Experts agree that parents should have no expectations of privacy (again, a great lesson to teach kids before they start posting things they can grow to regret) and assume anything they post can become fully public. The permanence of data on the web makes the potential pitfalls to the child more long-reaching. Pictures posted from the moment of birth inaugurate the digital footprint of the child, and subsequent ones are added to a cache of discoverable data about them.

What is done with that information, and all the information we provide about ourselves on the internet when we are users of “free” social media platforms is still in the process of being manipulated, exploited, and capitalized upon. We already know that our browsing habits result in targeted ads, that our disclosure of our political opinion or other personal information can result in loss of employment and personal relationships. What about the pictures we post of our kids? Can those be used later to keep them out of a job, school, or organization? Will they make them vulnerable to fraud or other commercial exploitation? The difference is that when we hamstring ourselves by oversharing, we deserve the consequences. Sharenting affects our kid, instead, and here we are right back to the original issue — we are creating a potentially problematic digital footprint for someone other than ourselves, without full knowledge of where it can go and, sometimes, without consent.
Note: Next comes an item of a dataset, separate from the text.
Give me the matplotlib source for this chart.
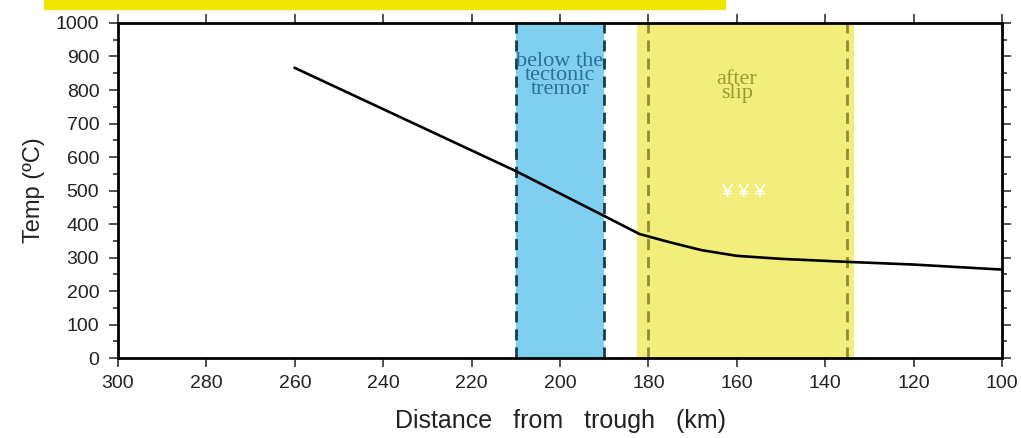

Or, Should Parents Simply Abstain from Posting About Their Kids?

For some, this is the most appealing option, while other travel in the opposite direction and run social media accounts that revolve around their kids. Some families, like the Hoopers or van der Beeks, have accounts that feature their gorgeous kids, front and center. They have received criticism for this. Other, perhaps less visible, families have special circumstances or valuable lessons to contribute to online communities and also choose to showcase their children in image, name, persona, and more. Can they find ways to put their stories out there without necessarily opening themselves up to personal attacks?

One of my favorite Instagram accounts is run by the actor and writer, Jenny Mollen. She is sarcastic, smart, and sufficiently inappropriate. A devoted, neurotic, loving parent, her page is funny and self-deprecating and while she definitely refers to her kids, she always censors their faces, placing a digital mask over their recognizable features. Any desire for a close up is satisfied instead by putting her camera right up to the edge of her elaborate bento box lunches, created with her oldest in mind, whom she calls a “dictator.” The photos often include an “after,” to chronicle the kid’s reaction to his mother’s artistic attempt to nourish him.

While we can all privately lament the fact we are not Jenny Mollen, what we can learn is that even while creating a digital footprint for our children and including them in our social media presence, we can likewise find other ways to “leave them out of it.” If we choose to share things about our children, exercising some common sense restraint and other more creative ways of limiting their exposure and vulnerability is the best way to keep from sharenting.